In “Bitter Pill: A Demographic Analysis of Unpaid Medical Bills,” the Employee Benefit Research Institute finds that despite increases in cost sharing, past-due medical debt for American adults remained the same since 2015.
Americans with past-due medical bills continue to face cascading effects on their health and personal finances, according to a press release. The study examines the relationship between past-due medical bills and demographics. Focused on working-age adults because they experienced an increase in cost sharing in their health benefits, data was used from the FINRA Foundation’s 2021 National Financial Capability Study for the research analysis.

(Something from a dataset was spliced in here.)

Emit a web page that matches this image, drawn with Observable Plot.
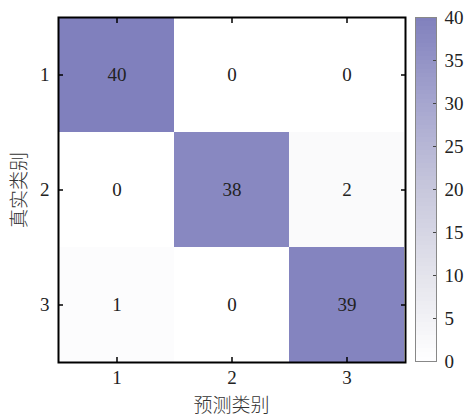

Although Americans with past-due medical bills remained in the low 20 percent range since 2015, the percentage decreased from 26 percent in 2012. According to the study, Americans are less likely to have past-due medical bills than other sources of debt, and women are slightly more likely than men to have past-due medical bills. Black Americans are more likely than other races/ethnicity groups to have past-due medical bills also. The percentage of individuals with past-due medical bills is reduced in states with health insurance Medicaid expansion.
“Despite deductibles trending upward alongside coinsurance rates and copays for nearly two decades, we found the share of adults with past-due medical bills has remained stable over the past six years and has decreased slightly over the past decade,” Health Benefits Research, EBRI Director Paul Fronstin said in a press release. “The data presented in this paper are timely given the recent announcement that the three major credit bureaus are overhauling how medical debt is reflected on credit reports.”
Since 2009, the National Financial Capability Study has been conducted every three years by the FINRA Investor Education Foundation to benchmark key indicators of financial capability and evaluate how these indicators vary with demographic, behavioral, attitudinal and financial literacy characteristics. The study was conducted from June 2021 to October 2021 of more than 27,100 American adults.